Repeat the data word for word. Do not include the pictures.

╭─ Dataset content

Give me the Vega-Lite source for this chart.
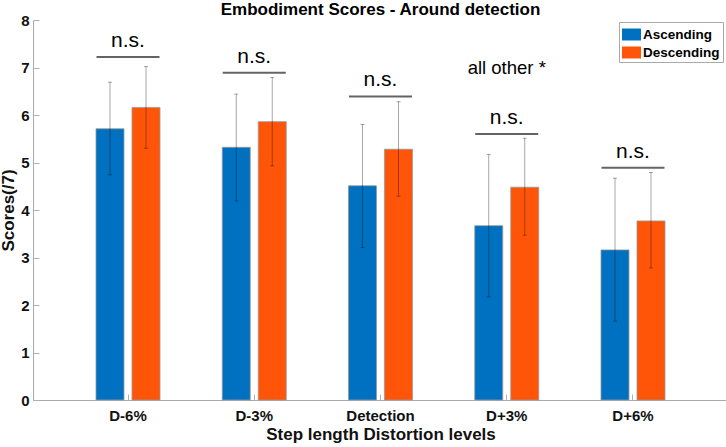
{
  "$schema": "https://vega.github.io/schema/vega-lite/v6.json",
  "width": 695,
  "height": 380,
  "autosize": {"type": "none"},
  "padding": {"left": 33, "top": 20, "right": 0, "bottom": 47},
  "config": {
    "view": {"stroke": null},
    "font": "Liberation Sans",
    "legend": {
      "orient": "none",
      "legendX": 586,
      "legendY": 2,
      "strokeColor": "#aaaaaa",
      "fillColor": "#ffffff",
      "padding": 3,
      "symbolType": "M-1,-0.63H1V0.63H-1Z",
      "symbolSize": 361,
      "symbolStrokeWidth": 0,
      "labelFont": "Liberation Sans",
      "labelFontSize": 13.5,
      "labelFontWeight": "bold",
      "labelColor": "#000000",
      "labelOffset": 2,
      "rowPadding": 2
    }
  },
  "title": {
    "text": "Embodiment Scores - Around detection",
    "font": "Liberation Sans",
    "fontSize": 17,
    "fontWeight": "bold",
    "color": "#000000",
    "anchor": "middle",
    "frame": "group",
    "baseline": "alphabetic",
    "offset": 0,
    "dy": 19
  },
  "datasets": {
    "scores": [
      {"level": "D-6%", "order": "Ascending", "mean": 5.71, "lo": 4.74, "hi": 6.69},
      {"level": "D-6%", "order": "Descending", "mean": 6.16, "lo": 5.30, "hi": 7.02},
      {"level": "D-3%", "order": "Ascending", "mean": 5.32, "lo": 4.19, "hi": 6.44},
      {"level": "D-3%", "order": "Descending", "mean": 5.86, "lo": 4.93, "hi": 6.79},
      {"level": "Detection", "order": "Ascending", "mean": 4.51, "lo": 3.21, "hi": 5.80},
      {"level": "Detection", "order": "Descending", "mean": 5.28, "lo": 4.29, "hi": 6.28},
      {"level": "D+3%", "order": "Ascending", "mean": 3.67, "lo": 2.17, "hi": 5.17},
      {"level": "D+3%", "order": "Descending", "mean": 4.48, "lo": 3.47, "hi": 5.51},
      {"level": "D+6%", "order": "Ascending", "mean": 3.16, "lo": 1.66, "hi": 4.67},
      {"level": "D+6%", "order": "Descending", "mean": 3.77, "lo": 2.78, "hi": 4.79}
    ],
    "sigLines": [
      {"level": "D-6%", "y": 7.22},
      {"level": "D-3%", "y": 6.89},
      {"level": "Detection", "y": 6.39},
      {"level": "D+3%", "y": 5.60},
      {"level": "D+6%", "y": 4.89}
    ],
    "sigLabels": [
      {"level": "D-6%", "y": 7.44, "label": "n.s.", "size": 21},
      {"level": "D-3%", "y": 7.09, "label": "n.s.", "size": 21},
      {"level": "Detection", "y": 6.61, "label": "n.s.", "size": 21},
      {"level": "D+3%", "y": 5.81, "label": "n.s.", "size": 21},
      {"level": "D+6%", "y": 5.10, "label": "n.s.", "size": 21},
      {"level": "D+3%", "y": 6.86, "label": "all other *", "size": 18.5}
    ]
  },
  "data": {"name": "scores"},
  "encoding": {
    "x": {
      "field": "level",
      "type": "nominal",
      "sort": ["D-6%", "D-3%", "Detection", "D+3%", "D+6%"],
      "scale": {"paddingInner": 0.493, "paddingOuter": 0.499},
      "title": "Step length Distortion levels",
      "axis": {
        "labelAngle": 0,
        "labelFont": "Liberation Sans",
        "labelFontSize": 15,
        "labelFontWeight": "bold",
        "labelColor": "#111111",
        "labelPadding": 14,
        "tickSize": -6,
        "tickColor": "#b0b0b0",
        "domainColor": "#aaaaaa",
        "titleFont": "Liberation Sans",
        "titleFontSize": 17,
        "titleFontWeight": "bold",
        "titleColor": "#111111",
        "titlePadding": 3
      }
    }
  },
  "layer": [
    {
      "mark": {"type": "bar", "stroke": "#999999", "strokeWidth": 0.8},
      "encoding": {
        "xOffset": {
          "field": "order",
          "type": "nominal",
          "scale": {"paddingInner": 0.222, "paddingOuter": 0}
        },
        "y": {
          "field": "mean",
          "type": "quantitative",
          "scale": {"domain": [0, 8]},
          "axis": {
            "values": [0, 1, 2, 3, 4, 5, 6, 7, 8],
            "grid": false,
            "tickSize": -6,
            "tickColor": "#b0b0b0",
            "domainColor": "#aaaaaa",
            "labelFont": "Liberation Sans",
            "labelFontSize": 15,
            "labelFontWeight": "bold",
            "labelColor": "#111111",
            "labelPadding": 10,
            "titleFont": "Liberation Sans",
            "titleFontSize": 17,
            "titleFontWeight": "bold",
            "titleColor": "#111111",
            "titlePadding": 3
          },
          "title": "Scores(/7)"
        },
        "color": {
          "field": "order",
          "type": "nominal",
          "scale": {"domain": ["Ascending", "Descending"], "range": ["#0070C0", "#FE5508"]},
          "legend": {"title": null}
        }
      }
    },
    {
      "mark": {"type": "rule", "color": "#000000", "opacity": 0.35, "strokeWidth": 1},
      "encoding": {
        "xOffset": {"field": "order", "type": "nominal", "scale": {"paddingInner": 0.222, "paddingOuter": 0}},
        "y": {"field": "lo", "type": "quantitative"},
        "y2": {"field": "hi"}
      }
    },
    {
      "mark": {"type": "tick", "color": "#000000", "opacity": 0.35, "size": 4, "thickness": 1},
      "encoding": {
        "xOffset": {"field": "order", "type": "nominal", "scale": {"paddingInner": 0.222, "paddingOuter": 0}},
        "y": {"field": "lo", "type": "quantitative"}
      }
    },
    {
      "mark": {"type": "tick", "color": "#000000", "opacity": 0.35, "size": 4, "thickness": 1},
      "encoding": {
        "xOffset": {"field": "order", "type": "nominal", "scale": {"paddingInner": 0.222, "paddingOuter": 0}},
        "y": {"field": "hi", "type": "quantitative"}
      }
    },
    {
      "data": {"name": "sigLines"},
      "mark": {"type": "tick", "color": "#222222", "size": 63, "thickness": 2},
      "encoding": {
        "y": {"field": "y", "type": "quantitative"}
      }
    },
    {
      "data": {"name": "sigLabels"},
      "mark": {"type": "text", "font": "Liberation Sans", "color": "#000000", "baseline": "alphabetic", "align": "center"},
      "encoding": {
        "y": {"field": "y", "type": "quantitative"},
        "text": {"field": "label"},
        "size": {"field": "size", "type": "quantitative", "scale": null}
      }
    }
  ]
}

╰─

> Solution below
Give me the Vega-Lite source for this chart.
{
  "$schema": "https://vega.github.io/schema/vega-lite/v6.json",
  "width": 695,
  "height": 380,
  "autosize": {"type": "none"},
  "padding": {"left": 33, "top": 20, "right": 0, "bottom": 47},
  "config": {
    "view": {"stroke": null},
    "font": "Liberation Sans",
    "legend": {
      "orient": "none",
      "legendX": 586,
      "legendY": 2,
      "strokeColor": "#aaaaaa",
      "fillColor": "#ffffff",
      "padding": 3,
      "symbolType": "M-1,-0.63H1V0.63H-1Z",
      "symbolSize": 361,
      "symbolStrokeWidth": 0,
      "labelFont": "Liberation Sans",
      "labelFontSize": 13.5,
      "labelFontWeight": "bold",
      "labelColor": "#000000",
      "labelOffset": 2,
      "rowPadding": 2
    }
  },
  "title": {
    "text": "Embodiment Scores - Around detection",
    "font": "Liberation Sans",
    "fontSize": 17,
    "fontWeight": "bold",
    "color": "#000000",
    "anchor": "middle",
    "frame": "group",
    "baseline": "alphabetic",
    "offset": 0,
    "dy": 19
  },
  "datasets": {
    "scores": [
      {"level": "D-6%", "order": "Ascending", "mean": 5.71, "lo": 4.74, "hi": 6.69},
      {"level": "D-6%", "order": "Descending", "mean": 6.16, "lo": 5.30, "hi": 7.02},
      {"level": "D-3%", "order": "Ascending", "mean": 5.32, "lo": 4.19, "hi": 6.44},
      {"level": "D-3%", "order": "Descending", "mean": 5.86, "lo": 4.93, "hi": 6.79},
      {"level": "Detection", "order": "Ascending", "mean": 4.51, "lo": 3.21, "hi": 5.80},
      {"level": "Detection", "order": "Descending", "mean": 5.28, "lo": 4.29, "hi": 6.28},
      {"level": "D+3%", "order": "Ascending", "mean": 3.67, "lo": 2.17, "hi": 5.17},
      {"level": "D+3%", "order": "Descending", "mean": 4.48, "lo": 3.47, "hi": 5.51},
      {"level": "D+6%", "order": "Ascending", "mean": 3.16, "lo": 1.66, "hi": 4.67},
      {"level": "D+6%", "order": "Descending", "mean": 3.77, "lo": 2.78, "hi": 4.79}
    ],
    "sigLines": [
      {"level": "D-6%", "y": 7.22},
      {"level": "D-3%", "y": 6.89},
      {"level": "Detection", "y": 6.39},
      {"level": "D+3%", "y": 5.60},
      {"level": "D+6%", "y": 4.89}
    ],
    "sigLabels": [
      {"level": "D-6%", "y": 7.44, "label": "n.s.", "size": 21},
      {"level": "D-3%", "y": 7.09, "label": "n.s.", "size": 21},
      {"level": "Detection", "y": 6.61, "label": "n.s.", "size": 21},
      {"level": "D+3%", "y": 5.81, "label": "n.s.", "size": 21},
      {"level": "D+6%", "y": 5.10, "label": "n.s.", "size": 21},
      {"level": "D+3%", "y": 6.86, "label": "all other *", "size": 18.5}
    ]
  },
  "data": {"name": "scores"},
  "encoding": {
    "x": {
      "field": "level",
      "type": "nominal",
      "sort": ["D-6%", "D-3%", "Detection", "D+3%", "D+6%"],
      "scale": {"paddingInner": 0.493, "paddingOuter": 0.499},
      "title": "Step length Distortion levels",
      "axis": {
        "labelAngle": 0,
        "labelFont": "Liberation Sans",
        "labelFontSize": 15,
        "labelFontWeight": "bold",
        "labelColor": "#111111",
        "labelPadding": 14,
        "tickSize": -6,
        "tickColor": "#b0b0b0",
        "domainColor": "#aaaaaa",
        "titleFont": "Liberation Sans",
        "titleFontSize": 17,
        "titleFontWeight": "bold",
        "titleColor": "#111111",
        "titlePadding": 3
      }
    }
  },
  "layer": [
    {
      "mark": {"type": "bar", "stroke": "#999999", "strokeWidth": 0.8},
      "encoding": {
        "xOffset": {
          "field": "order",
          "type": "nominal",
          "scale": {"paddingInner": 0.222, "paddingOuter": 0}
        },
        "y": {
          "field": "mean",
          "type": "quantitative",
          "scale": {"domain": [0, 8]},
          "axis": {
            "values": [0, 1, 2, 3, 4, 5, 6, 7, 8],
            "grid": false,
            "tickSize": -6,
            "tickColor": "#b0b0b0",
            "domainColor": "#aaaaaa",
            "labelFont": "Liberation Sans",
            "labelFontSize": 15,
            "labelFontWeight": "bold",
            "labelColor": "#111111",
            "labelPadding": 10,
            "titleFont": "Liberation Sans",
            "titleFontSize": 17,
            "titleFontWeight": "bold",
            "titleColor": "#111111",
            "titlePadding": 3
          },
          "title": "Scores(/7)"
        },
        "color": {
          "field": "order",
          "type": "nominal",
          "scale": {"domain": ["Ascending", "Descending"], "range": ["#0070C0", "#FE5508"]},
          "legend": {"title": null}
        }
      }
    },
    {
      "mark": {"type": "rule", "color": "#000000", "opacity": 0.35, "strokeWidth": 1},
      "encoding": {
        "xOffset": {"field": "order", "type": "nominal", "scale": {"paddingInner": 0.222, "paddingOuter": 0}},
        "y": {"field": "lo", "type": "quantitative"},
        "y2": {"field": "hi"}
      }
    },
    {
      "mark": {"type": "tick", "color": "#000000", "opacity": 0.35, "size": 4, "thickness": 1},
      "encoding": {
        "xOffset": {"field": "order", "type": "nominal", "scale": {"paddingInner": 0.222, "paddingOuter": 0}},
        "y": {"field": "lo", "type": "quantitative"}
      }
    },
    {
      "mark": {"type": "tick", "color": "#000000", "opacity": 0.35, "size": 4, "thickness": 1},
      "encoding": {
        "xOffset": {"field": "order", "type": "nominal", "scale": {"paddingInner": 0.222, "paddingOuter": 0}},
        "y": {"field": "hi", "type": "quantitative"}
      }
    },
    {
      "data": {"name": "sigLines"},
      "mark": {"type": "tick", "color": "#222222", "size": 63, "thickness": 2},
      "encoding": {
        "y": {"field": "y", "type": "quantitative"}
      }
    },
    {
      "data": {"name": "sigLabels"},
      "mark": {"type": "text", "font": "Liberation Sans", "color": "#000000", "baseline": "alphabetic", "align": "center"},
      "encoding": {
        "y": {"field": "y", "type": "quantitative"},
        "text": {"field": "label"},
        "size": {"field": "size", "type": "quantitative", "scale": null}
      }
    }
  ]
}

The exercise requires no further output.